Es wird zu Missverständnissen kommen. Gewissenhafte Putzkräfte und Eltern dieser Welt werden die zerfetzten Schuhe im Flur stehen sehen. Vielleicht entdecken sie sie auch im offenen Schuhkarton und denken, dass das neue Paar herausgenommen und angezogen wurde, während die alten Dinger, die nun wirklich hinüber sind, an ihrer Stelle hineingelegt wurden. Und dann tun sie das, wovon in den ganzen Motivations-Podcasts dauernd die Rede ist: Sie gehen »the extra mile«. Sie machen mehr, als sie eigentlich müssten, denn sie meinen es besonders gut: Also entsorgen sie die kaputten Sneakers netterweise im Müll.
1450 Euro für die Tonne wären zwar nicht so schlimm wie ein paar Hunderttausend für eine fälschlich gesäuberte Fettecke oder ein entsorgtes Fahrrad-Rad – aber womöglich steht der »Paris« Sneaker von Balenciaga tatsächlich bald in der Tradition von Joseph Beuys und Marcel Duchamp (so würde es der Marke zumindest gefallen): Kunst, die nicht immer gleich als solche verstanden wird, und deshalb bisweilen aus Versehen beseitigt, in jedem Fall heftig diskutiert wird.
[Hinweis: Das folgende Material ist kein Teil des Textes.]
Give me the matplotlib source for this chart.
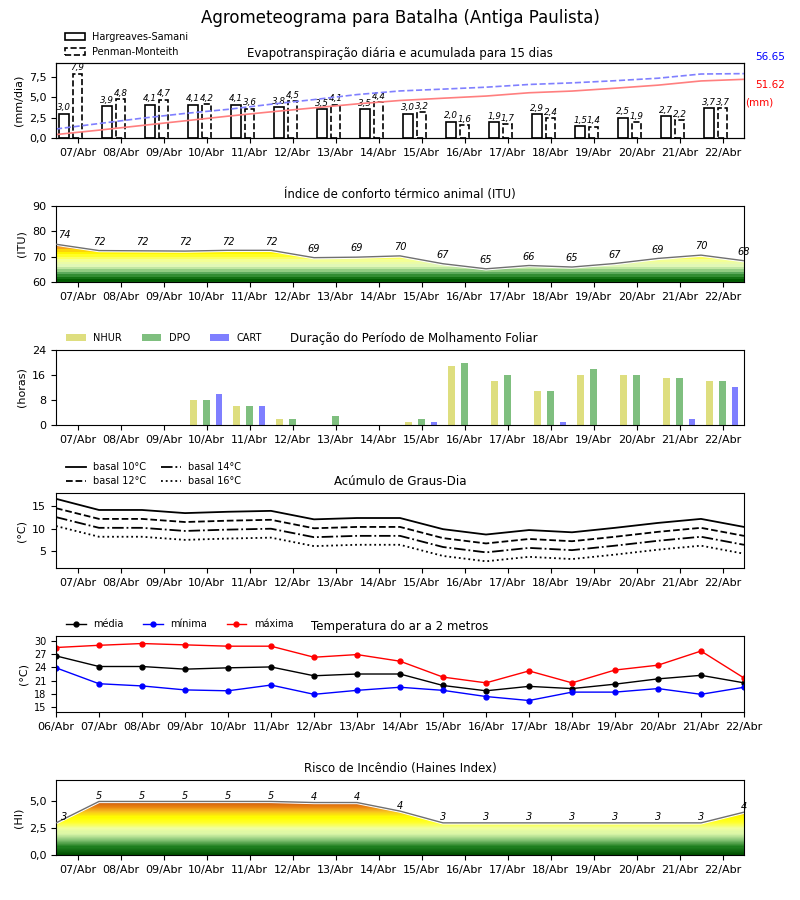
import numpy as np
import matplotlib
matplotlib.use("Agg")
import matplotlib.pyplot as plt
from matplotlib.colors import LinearSegmentedColormap, Normalize
from matplotlib.patches import Patch
from matplotlib.ticker import FuncFormatter

plt.rcParams["font.family"] = ["DejaVu Sans"]

# datas (17 pontos: 06/Abr .. 22/Abr)
datas = ["06/Abr", "07/Abr", "08/Abr", "09/Abr", "10/Abr", "11/Abr", "12/Abr", "13/Abr",
         "14/Abr", "15/Abr", "16/Abr", "17/Abr", "18/Abr", "19/Abr", "20/Abr", "21/Abr", "22/Abr"]
dias = datas[1:]

# evapotranspiracao diaria (mm/dia)
et_hs = [3.0, 3.9, 4.1, 4.1, 4.1, 3.8, 3.5, 3.5, 3.0, 2.0, 1.9, 2.9, 1.5, 2.5, 2.7, 3.7]
et_pm = [7.9, 4.8, 4.7, 4.2, 3.6, 4.5, 4.1, 4.4, 3.2, 1.6, 1.7, 2.4, 1.4, 1.9, 2.2, 3.7]
# acumulada (mm)
et_hs_acum = [3.0, 6.9, 11.0, 15.1, 19.2, 23.0, 26.5, 30.0, 33.0, 35.0, 36.9, 39.8, 41.3, 43.8, 46.5, 50.2, 51.62]
et_pm_acum = [7.9, 12.7, 17.4, 21.6, 25.2, 29.7, 33.8, 38.2, 41.4, 43.0, 44.7, 47.1, 48.5, 50.4, 52.6, 56.3, 56.65]

# ITU
itu = [74.9, 72.4, 72.3, 72.2, 72.5, 72.5, 69.6, 69.8, 70.3, 67.2, 65.2, 66.5, 65.9, 67.3, 69.3, 70.6, 68.4]

# molhamento foliar (horas)
nhur = [0, 0, 0, 8, 6, 2, 0, 0, 1, 19, 14, 11, 16, 16, 15, 14]
dpo = [0, 0, 0, 8, 6, 2, 3, 0, 2, 20, 16, 11, 18, 16, 15, 14]
cart = [0, 0, 0, 10, 6, 0, 0, 0, 1, 0, 0, 1, 0, 0, 2, 12]

# graus-dia
gd10 = [16.7, 14.2, 14.2, 13.5, 13.8, 14.0, 12.1, 12.4, 12.4, 9.9, 8.7, 9.7, 9.2, 10.2, 11.3, 12.2, 10.4]
gd12 = [14.6, 12.2, 12.2, 11.5, 11.8, 12.0, 10.1, 10.4, 10.4, 7.9, 6.7, 7.7, 7.2, 8.2, 9.3, 10.2, 8.4]
gd14 = [12.6, 10.2, 10.2, 9.5, 9.8, 10.0, 8.1, 8.4, 8.4, 5.9, 4.7, 5.7, 5.2, 6.2, 7.3, 8.2, 6.4]
gd16 = [10.6, 8.2, 8.2, 7.5, 7.8, 8.0, 6.1, 6.4, 6.4, 3.9, 2.7, 3.7, 3.2, 4.2, 5.3, 6.2, 4.4]

# temperatura do ar
t_med = [26.6, 24.2, 24.2, 23.6, 23.9, 24.1, 22.1, 22.5, 22.5, 19.9, 18.7, 19.7, 19.2, 20.2, 21.4, 22.2, 20.5]
t_min = [23.9, 20.3, 19.8, 18.9, 18.7, 20.0, 17.9, 18.8, 19.5, 18.8, 17.4, 16.5, 18.4, 18.4, 19.2, 17.9, 19.5]
t_max = [28.5, 29.0, 29.4, 29.1, 28.8, 28.8, 26.3, 26.9, 25.4, 21.8, 20.5, 23.2, 20.5, 23.4, 24.5, 27.7, 21.6]

# Haines
haines = [3.0, 5.0, 5.0, 5.0, 5.0, 5.0, 4.9, 4.9, 4.1, 3.0, 3.0, 3.0, 3.0, 3.0, 3.0, 3.0, 4.0]

virgula = FuncFormatter(lambda v, p: f"{v:.1f}".replace(".", ","))

itu_cmap = LinearSegmentedColormap.from_list("itu", [
    (0.0, "#005c00"), (0.05, "#1f7f1f"), (0.1, "#5aa95a"), (0.15, "#a6d890"),
    (0.2, "#e0f8b8"), (0.27, "#f2ff9c"), (0.32, "#ffff50"), (0.37, "#ffff00"),
    (0.4, "#ffe400"), (0.45, "#f4a020"), (0.5, "#e07010"), (1.0, "#c02000")])

hi_cmap = LinearSegmentedColormap.from_list("hi", [
    (0.0, "#005000"), (0.1, "#1f7f1f"), (0.2, "#8cc87a"), (0.28, "#d8f5a8"),
    (0.35, "#f0ffa0"), (0.43, "#ffff30"), (0.5, "#ffff00"), (0.58, "#f8c020"),
    (0.65, "#e88010"), (0.71, "#d06010"), (1.0, "#a03000")])


def fill_gradient(ax, x, y, y0, y1, cmap, nrows):
    poly = ax.fill_between(x, y0, y, facecolor="none", edgecolor="none")
    grad = np.linspace(y0, y1, nrows).reshape(-1, 1)
    im = ax.imshow(grad, extent=[x[0], x[-1], y0, y1], origin="lower", aspect="auto",
                   cmap=cmap, norm=Normalize(y0, y1), interpolation="nearest", zorder=1)
    im.set_clip_path(poly.get_paths()[0], transform=ax.transData)
    ax.plot(x, y, color="white", lw=2.4, zorder=2)
    ax.plot(x, y, color="#707070", lw=1.0, zorder=3)


def eixo_dias(ax):
    ax.set_xlim(-0.5, len(dias) - 0.5)
    ax.set_xticks(range(len(dias)))
    ax.set_xticklabels(dias, fontsize=8)
    ax.tick_params(axis="y", labelsize=8)


fig = plt.figure(figsize=(8, 9), dpi=100)
fig.suptitle("Agrometeograma para Batalha (Antiga Paulista)", fontsize=12, y=0.99)

L, W = 0.07, 0.86
x_dia = np.arange(len(dias))
x_borda = np.arange(len(datas)) - 0.5

# 1) evapotranspiracao
ax1 = fig.add_axes([L, 0.8467, W, 0.0833])
ax1.bar(x_dia - 0.31, et_hs, width=0.22, facecolor="white", edgecolor="black", lw=1.2, zorder=2)
ax1.bar(x_dia, et_pm, width=0.22, facecolor="white", edgecolor="black", lw=1.2, ls="--", zorder=2)
for i in range(len(dias)):
    ax1.text(x_dia[i] - 0.31, et_hs[i] + 0.15, f"{et_hs[i]:.1f}".replace(".", ","),
             ha="center", va="bottom", fontsize=6.3, style="italic")
    ax1.text(x_dia[i], et_pm[i] + 0.15, f"{et_pm[i]:.1f}".replace(".", ","),
             ha="center", va="bottom", fontsize=6.3, style="italic")
eixo_dias(ax1)
ax1.set_ylim(0, 9.2)
ax1.set_yticks([0, 2.5, 5, 7.5])
ax1.yaxis.set_major_formatter(virgula)
ax1.set_ylabel("(mm/dia)", fontsize=8)
ax1.set_title("Evapotranspiração diária e acumulada para 15 dias", fontsize=8.5, pad=4)
ax1b = ax1.twinx()
ax1b.plot(x_borda, et_hs_acum, color="#ff7f7f", lw=1.2)
ax1b.plot(x_borda, et_pm_acum, color="#8080ff", lw=1.2, ls="--")
ax1b.set_ylim(0, 66)
ax1b.set_yticks([])
ax1.legend(handles=[Patch(facecolor="white", edgecolor="black", lw=1.2, label="Hargreaves-Samani"),
                    Patch(facecolor="white", edgecolor="black", lw=1.2, ls="--", label="Penman-Monteith")],
           loc="lower left", bbox_to_anchor=(0.005, 1.0), frameon=False, fontsize=7,
           handlelength=2.0, borderpad=0.1, labelspacing=0.5)
fig.text(0.9435, 0.933, f"{et_pm_acum[-1]:.2f}", color="blue", fontsize=7.5)
fig.text(0.9435, 0.902, f"{et_hs_acum[-1]:.2f}", color="red", fontsize=7.5)
fig.text(0.932, 0.883, "(mm)", color="red", fontsize=7.5)

# 2) ITU
ax2 = fig.add_axes([L, 0.6867, W, 0.0844])
fill_gradient(ax2, x_borda, itu, 60, 90, itu_cmap, 30)
for i, v in enumerate(itu):
    xt = x_borda[i] + (0.2 if i == 0 else 0)
    ax2.text(xt, v + 1.5, str(int(v)), ha="center", va="bottom", fontsize=7, style="italic")
eixo_dias(ax2)
ax2.set_ylim(60, 90)
ax2.set_yticks([60, 70, 80, 90])
ax2.set_ylabel("(ITU)", fontsize=8)
ax2.set_title("Índice de conforto térmico animal (ITU)", fontsize=8.5, pad=6)

# 3) molhamento foliar
ax3 = fig.add_axes([L, 0.5278, W, 0.0833])
ax3.bar(x_dia - 0.3, nhur, width=0.16, color="y", alpha=0.5, label="NHUR")
ax3.bar(x_dia, dpo, width=0.16, color="g", alpha=0.5, label="DPO")
ax3.bar(x_dia + 0.29, cart, width=0.16, color="b", alpha=0.5, label="CART")
eixo_dias(ax3)
ax3.set_ylim(0, 24)
ax3.set_yticks([0, 8, 16, 24])
ax3.set_ylabel("(horas)", fontsize=8)
ax3.set_title("Duração do Período de Molhamento Foliar", fontsize=8.5, pad=6, x=0.52)
ax3.legend(loc="lower left", bbox_to_anchor=(0.005, 1.0), ncol=3, frameon=False, fontsize=7,
           handlelength=2.0, columnspacing=2.0, borderpad=0.2)

# 4) graus-dia
ax4 = fig.add_axes([L, 0.3689, W, 0.0833])
ax4.plot(x_borda, gd10, color="black", lw=1.3, ls="-", label="basal 10°C")
ax4.plot(x_borda, gd12, color="black", lw=1.3, ls="--", label="basal 12°C")
ax4.plot(x_borda, gd14, color="black", lw=1.3, ls="-.", label="basal 14°C")
ax4.plot(x_borda, gd16, color="black", lw=1.3, ls=":", label="basal 16°C")
eixo_dias(ax4)
ax4.set_ylim(1.2, 18.0)
ax4.set_yticks([5, 10, 15])
ax4.set_ylabel("(°C)", fontsize=8)
ax4.set_title("Acúmulo de Graus-Dia", fontsize=8.5, pad=6)
ax4.legend(loc="lower left", bbox_to_anchor=(0.005, 1.0), ncol=2, frameon=False, fontsize=7,
           handlelength=2.0, columnspacing=1.5, labelspacing=0.4, borderpad=0.2)

# 5) temperatura
ax5 = fig.add_axes([L, 0.2089, W, 0.0844])
x_t = np.arange(len(datas))
ax5.plot(x_t, t_med, color="black", lw=1, marker="o", ms=3.5, label="média")
ax5.plot(x_t, t_min, color="blue", lw=1, marker="o", ms=3.5, label="mínima")
ax5.plot(x_t, t_max, color="red", lw=1, marker="o", ms=3.5, label="máxima")
ax5.set_xlim(0, len(datas) - 1)
ax5.set_xticks(x_t)
ax5.set_xticklabels(datas, fontsize=8)
ax5.set_ylim(13.9, 31.1)
ax5.set_yticks([15, 18, 21, 24, 27, 30])
ax5.tick_params(axis="y", labelsize=7)
ax5.set_ylabel("(°C)", fontsize=8)
ax5.set_title("Temperatura do ar a 2 metros", fontsize=8.5, pad=4)
ax5.legend(loc="lower left", bbox_to_anchor=(0.005, 1.0), ncol=3, frameon=False, fontsize=7,
           handlelength=2.0, columnspacing=2.0, borderpad=0.2)

# 6) Haines
ax6 = fig.add_axes([L, 0.05, W, 0.0833])
fill_gradient(ax6, x_borda, haines, 0, 7, hi_cmap, 70)
for i, v in enumerate(haines):
    xt = x_borda[i] + (0.2 if i == 0 else 0)
    ax6.text(xt, v + 0.05, str(int(v)), ha="center", va="bottom", fontsize=7, style="italic")
eixo_dias(ax6)
ax6.set_ylim(0, 7)
ax6.set_yticks([0, 2.5, 5])
ax6.yaxis.set_major_formatter(virgula)
ax6.set_ylabel("(HI)", fontsize=8)
ax6.set_title("Risco de Incêndio (Haines Index)", fontsize=8.5, pad=6)

fig.savefig("out.png", dpi=100)
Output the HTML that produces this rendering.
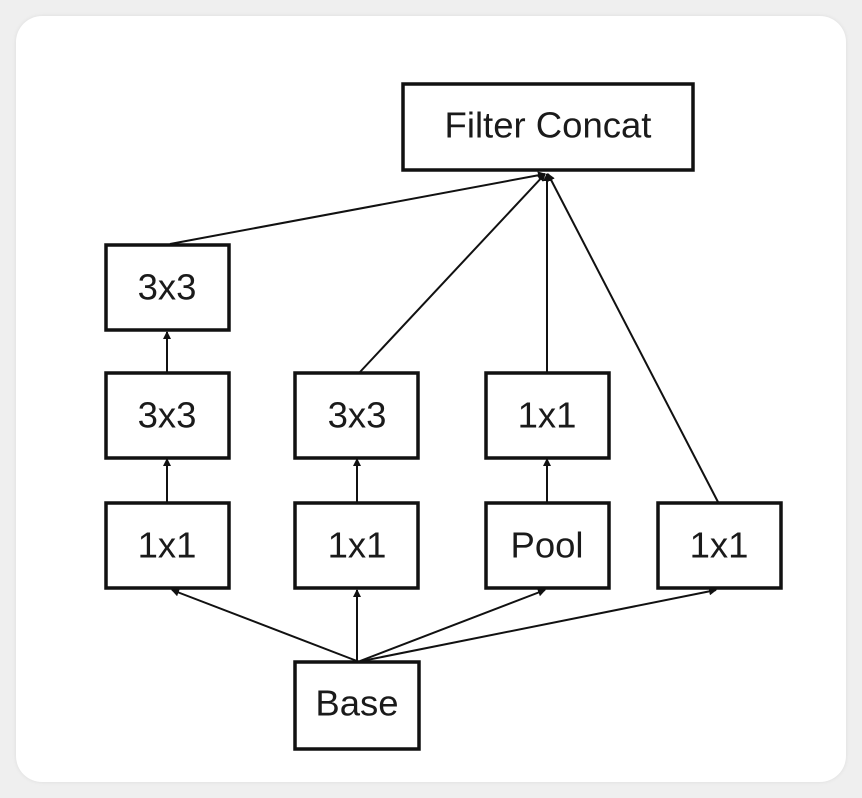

Auf Social Media fragten sich viele Nutzer am Montag, als das neue Modell samt »Destroyed«-Sonderedition auf den Markt kam, ob das ein Witz sein solle. Eine Mutter witzelte bei Twitter, sie hätte nie gedacht, dass ihr Sohn mal Trendsetter sein würde, aber mit dem »Look« laufe er schon seit Jahren durch die Gegend. Andere fühlten sich tatsächlich auf die Füße getreten: Balenciaga und ihr Designer Demna Gvasalia machten sich allmählich über ihre Kunden lustig und glaubten wohl, ihnen alles verkaufen zu können. Zumal der Slogan zu den abgebildeten Schuhen lautete: »Meant to be worn for a lifetime«, was eine lustige Text-Bild-Schere ergibt, wenn Schaft und Sohle zum Kaufzeitpunkt bereits beim bloßen Angucken auseinander zu fallen scheinen.
»Als hätten die Schuhe das aufregende Leben gehabt, von dem der Besitzer nur träumen kann. Eine Art Stellvertreter-Abenteuer«
Aber wie immer im Leben gilt auch hier: lesen hilft. Die Fotos, die durchs Internet wandern, sind Kampagnenmotive mit »extrem getragenen und beschmutzten« Modellen. Die gewöhnlichen Sneakers sind ganz normale, ziemlich intakte Leinenturnschuhe. Allerdings gibt es tatsächlich eine Limited Edition von 100 Paaren, die bei weitem nicht so »destroyed« wie auf den Fotos, aber durchaus »distressed« sind: Risse im Stoff, starke Abnutzungen, Markenschriftzug mit Edding der ganzen Spannlänge nach aufs Gummi geschrieben. Ob gewollte oder tatsächlich mal zufällige Irreführung – der Aufmerksamkeitseffekt könnte natürlich nicht besser sein, und so kommen auch Modekolumnistinnen kaum drum herum, sich den Schuh vorzuknöpfen. Man kann damit rechnen, dass das tatsächlich erhältliche Modell schnell ausverkauft sein wird.
Nicht nur große Kampagnen, auch der Used-Look selbst hat schon lange Tradition in der Mode: Jeans, T-Shirts oder Pullover mit Löchern, Schlitzen und anderen Gebrauchsspuren runterrocken, damit sie verwegen oder zumindest nicht mehr spießig aussehen. Als hätten sie schon das aufregende Leben gehabt, von dem sein neuer Besitzer nur träumen kann. Eine Art Stellvertreter-Abenteuer. Wie traurig, wie genial als Geschäftsidee. Denn weil die vorsätzliche Zerstörung ja schon wieder mit extra Aufwand und womöglich sogar Handarbeit verbunden ist, darf der Preis noch einmal hochgesetzt werden, logisch.
Vielleicht wird »Paris« – gerade in diesen kaputten Zeiten - ja doch noch ein postmoderner Tritt in unsere Hintern. Eine Parabel auf eine Luxusindustrie mit entfesselten Preisen, absurden Mechanismen und den dazugehörigen vollkommen schmerzfreien Kunden. Macht kaputt was euch kaputt macht. Das hieße in diesem Fall allerdings: Weder den unversehrten noch den bearbeiteten nehmen, sondern: einfach mal gar nichts kaufen.